P.S.:ando de novo a cuidar da minha visão.



14 comentários:

chica disse...

Linda foto e poesia pra data festejar!
beijos, ótima semana, chica

Janita disse...

O meu grande apreço pelo Alexandre O'Neill advém dessa sua busca incessante na procura de algo de mais insólito e curioso para escrever sobre o nosso Portugal que, ao fim e ao cabo, o escritor/poeta tanto amava. Em quase todos os seus versos vemos ironia, alguma malícia e provocação, mas também muita ternura.

Fico feliz por te aliares ao Poeta neste dia que é dedicado a Camões, nosso Poeta Maior e a este nosso recanto sagrado e...tão continuamente devassado.

Um forte abraço, Ana!

Rogério G.V. Pereira disse...

Não conhecia
este
O'Neill
no seu melhor

Beijo

Maria João Brito de Sousa disse...

Eu sim, já conhecia O`Neill no seu melhor, com toda a sua fabulosa capacidade de ironizar e provocar, sem deixar de lado uma imensa ternura, como muito bem diz a Janita.
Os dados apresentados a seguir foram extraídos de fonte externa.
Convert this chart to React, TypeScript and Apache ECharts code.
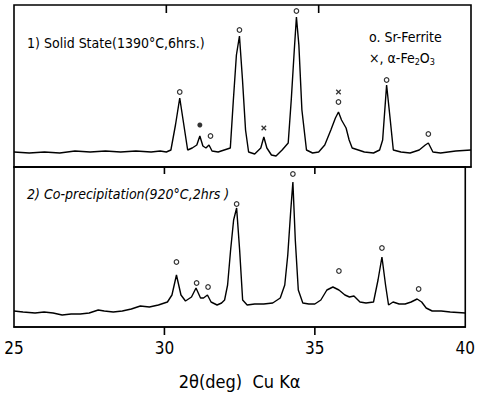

Estou a tentar voltar ao meu ritmo anterior, mas não creio que me aguente por muito mais tempo.

Um beijo, Ana.

Fá menor disse...

Grata por este magnífico poema, que não conhecia.
E uma belíssima foto. Gostaria de ver ao vivo, talvez qualquer dia.

Beijinhos e tudo de bom!

Roselia Bezerra disse...

Boa noite de Paz, querida amiga Ana!
Tenho muito carinho por nosso amado Portugal, país irmão onde pude viver muitos dias felizes.
Viva Portugal!
Tenha um junho abençoado!
Beijinhos

J.P. Alexander disse...

Profundo poema. Lindo homenaje a Portugal. Te mando un beso.

São disse...

Alexandre , sempre como ele mesmo.


Portugal é uma questão insolúvel dentro de nós.
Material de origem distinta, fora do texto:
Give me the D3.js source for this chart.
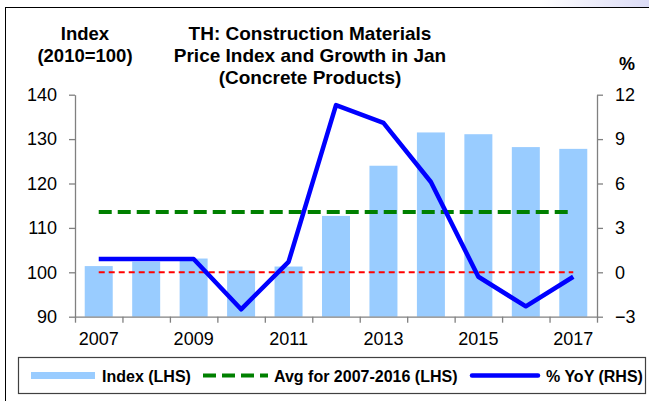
<!DOCTYPE html>
<html>
<head>
<meta charset="utf-8">
<script src="https://cdn.jsdelivr.net/npm/d3@7"></script>
<style>
  body { margin: 0; background: #fff; }
  text { font-family: Arial, "Liberation Sans", sans-serif; }
</style>
</head>
<body>
<div id="chart"></div>
<script>
// data
const years = ["2007", "2008", "2009", "2010", "2011", "2012", "2013", "2014", "2015", "2016", "2017"];
const indexVals = [101.4, 102.4, 103.1, 100.45, 101.3, 112.7, 124.0, 131.5, 131.1, 128.2, 127.8];
const yoyVals = [0.9, 0.9, 0.9, -2.5, 0.7, 11.3, 10.1, 6.1, -0.3, -2.3, -0.3];
const avgVal = 113.6;
const refLine = 100;
const leftTicks = [90, 100, 110, 120, 130, 140];
const rightTicks = [-3, 0, 3, 6, 9, 12];
const labelYears = ["2007", "2009", "2011", "2013", "2015", "2017"];

// constants
const w = 649,
      h = 401,
      x0 = 75,
      x1 = 597,
      yTop = 94.7,
      yBot = 316.7;

let svg = d3.select("#chart")
            .append("svg")
            .attr("width", w)
            .attr("height", h);

// faint corner tint + frame
let defs = svg.append("defs");
let grad = defs.append("linearGradient").attr("id", "tint").attr("x1", 0).attr("x2", 1);
grad.append("stop").attr("offset", 0).attr("stop-color", "#ffffff");
grad.append("stop").attr("offset", 1).attr("stop-color", "#dcdcf6");
svg.append("rect").attr("x", 540).attr("y", 0).attr("width", 109).attr("height", 7).attr("fill", "url(#tint)");
svg.append("rect")
   .attr("x", 5.5).attr("y", 7.5)
   .attr("width", 700).attr("height", 500)
   .attr("fill", "none").attr("stroke", "#000");

// scales
let xBand = d3.scaleBand()
              .domain(years)
              .range([x0, x1])
              .paddingInner(0.41)
              .paddingOuter(0.205);
let xEdge = d3.scaleLinear().domain([0, years.length]).range([x0, x1]);
let yL = d3.scaleLinear().domain([90, 140]).range([yBot, yTop]);
let yR = d3.scaleLinear().domain([-3, 12]).range([yBot, yTop]);
const cx = (d) => xBand(d) + xBand.bandwidth() / 2;

// bars
svg.append("g")
   .selectAll("rect")
   .data(indexVals)
   .enter()
   .append("rect")
   .attr("x", (d, i) => xBand(years[i]))
   .attr("y", (d) => yL(d))
   .attr("width", xBand.bandwidth())
   .attr("height", (d) => yL(90) - yL(d))
   .attr("fill", "#99ccff");

// reference lines
svg.append("line")
   .attr("x1", cx(years[0])).attr("x2", cx(years[years.length - 1]))
   .attr("y1", yL(refLine)).attr("y2", yL(refLine))
   .attr("stroke", "#ff0000").attr("stroke-width", 2)
   .attr("stroke-dasharray", "6,4");
svg.append("line")
   .attr("x1", cx(years[0])).attr("x2", cx(years[years.length - 1]))
   .attr("y1", yL(avgVal)).attr("y2", yL(avgVal))
   .attr("stroke", "#008000").attr("stroke-width", 4)
   .attr("stroke-dasharray", "13,6");

// yoy line
let line = d3.line()
             .x((d, i) => cx(years[i]))
             .y((d) => yR(d));
svg.append("path")
   .datum(yoyVals)
   .attr("d", line)
   .attr("fill", "none")
   .attr("stroke", "#0000ff")
   .attr("stroke-width", 4.5)
   .attr("stroke-linejoin", "round");

// axes
let axisL = svg.append("g")
   .attr("transform", `translate(${x0}, 0)`)
   .call(d3.axisLeft(yL).tickValues(leftTicks).tickSize(6).tickPadding(12).tickSizeOuter(0));
let axisR = svg.append("g")
   .attr("transform", `translate(${x1}, 0)`)
   .call(d3.axisRight(yR).tickValues(rightTicks).tickSize(6).tickPadding(12).tickSizeOuter(0));
let axisB = svg.append("g")
   .attr("transform", `translate(0, ${yBot})`)
   .call(d3.axisBottom(xEdge).tickValues(d3.range(years.length + 1)).tickFormat("").tickSize(6).tickSizeOuter(0));
let axisLab = svg.append("g")
   .attr("transform", `translate(0, ${yBot})`)
   .call(d3.axisBottom(xBand).tickValues(labelYears).tickSize(0).tickPadding(16));
axisLab.select(".domain").remove();

[axisL, axisR, axisB].forEach((g) => {
  g.selectAll(".domain, line").attr("stroke", "#808080").attr("stroke-width", 1.3);
});
[axisL, axisR, axisLab].forEach((g) => {
  g.selectAll("text").attr("font-size", 18).attr("fill", "#000")
   .style("font-family", "Arial, 'Liberation Sans', sans-serif");
});

// titles
const titleLines = ["TH: Construction Materials", "Price Index and Growth in Jan", "(Concrete Products)"];
svg.append("g")
   .selectAll("text")
   .data(titleLines)
   .enter()
   .append("text")
   .attr("x", 310)
   .attr("y", (d, i) => 40 + i * 22)
   .attr("text-anchor", "middle")
   .attr("font-size", 19)
   .attr("font-weight", "bold")
   .text((d) => d);

svg.append("text").attr("x", 85).attr("y", 40).attr("text-anchor", "middle")
   .attr("font-size", 18.5).attr("font-weight", "bold").text("Index");
svg.append("text").attr("x", 85).attr("y", 62).attr("text-anchor", "middle")
   .attr("font-size", 18.5).attr("font-weight", "bold").text("(2010=100)");
svg.append("text").attr("x", 627).attr("y", 70).attr("text-anchor", "middle")
   .attr("font-size", 18).attr("font-weight", "bold").text("%");

// legend
let legend = svg.append("g");
legend.append("rect")
      .attr("x", 18.5).attr("y", 357.5).attr("width", 627).attr("height", 36)
      .attr("fill", "#fff").attr("stroke", "#404040").attr("stroke-width", 1.2);
legend.append("rect")
      .attr("x", 31).attr("y", 372).attr("width", 64).attr("height", 7)
      .attr("fill", "#99ccff");
legend.append("text").attr("x", 102).attr("y", 382)
      .attr("font-size", 16).attr("font-weight", "bold").text("Index (LHS)");
legend.append("line")
      .attr("x1", 203).attr("x2", 268).attr("y1", 375.5).attr("y2", 375.5)
      .attr("stroke", "#008000").attr("stroke-width", 4)
      .attr("stroke-dasharray", "13,6");
legend.append("text").attr("x", 274).attr("y", 382)
      .attr("font-size", 16).attr("font-weight", "bold").text("Avg for 2007-2016 (LHS)");
legend.append("line")
      .attr("x1", 472).attr("x2", 538).attr("y1", 375.5).attr("y2", 375.5)
      .attr("stroke", "#0000ff").attr("stroke-width", 4.5).attr("stroke-linecap", "round");
legend.append("text").attr("x", 546).attr("y", 382)
      .attr("font-size", 16).attr("font-weight", "bold").text("% YoY (RHS)");
</script>
</body>
</html>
Cuida-te e regressa breve, minha querida.


Carinhoso abraço,

Juvenal Nunes disse...

O poema é cheio de sinais, que são símbolos identificativos da nossa portugalidade.
Espero que o seu problema tenha bom sucesso.
Abraço de amizade.
Juvenal Nunes

Jaime Portela disse...

Grande poema do Alexandre O'Neill.
Obrigado pela partilha.
Desejo que fiques rapidamente bem dos teus olhos.
Boa semana.
Beijo.

Graça Pires disse...

Alexandre O'Neill sabia usar a ironia para dizer as palavras certas.
Cuide bem a sua visão, minha Amiga Ana.
Uma boa semana.
Um beijo.

❦ Cléia Fialho ❦ disse...

Lindo versar!
Beijinhos poéicos em seu coração.

Alécio Souza disse...

Querida Ana,
Um belo e reflexivo poema sobre Portugal, não conhecia o autor!
Desejo melhoras para a sua visão!
Um beijo!

Majo Dutra disse...

Portugal volta a viver um período sombrio de incertezas e para o promoverem,
não avaliaram o nível de vida, nem o estado da cultura, passaram de imediato
para a alta velocidade, quando há portugueses que não têm como pagar remédios,
nem possuem forças para trabalhar nessas vistosas obras...
(Lembro-me da frase de Guteres, ''ele construiu a ponte, mas eu é que a pago'')

Esta sátira de O'Neil, lembra-me as do Eça... Parece que é um mal crónico -
- a jactância parola.
Estamos de novo na cauda da Europa no última lista do Índice de Felicidade...
Cuide-se bem, querida Amiga. Ótima recuperação.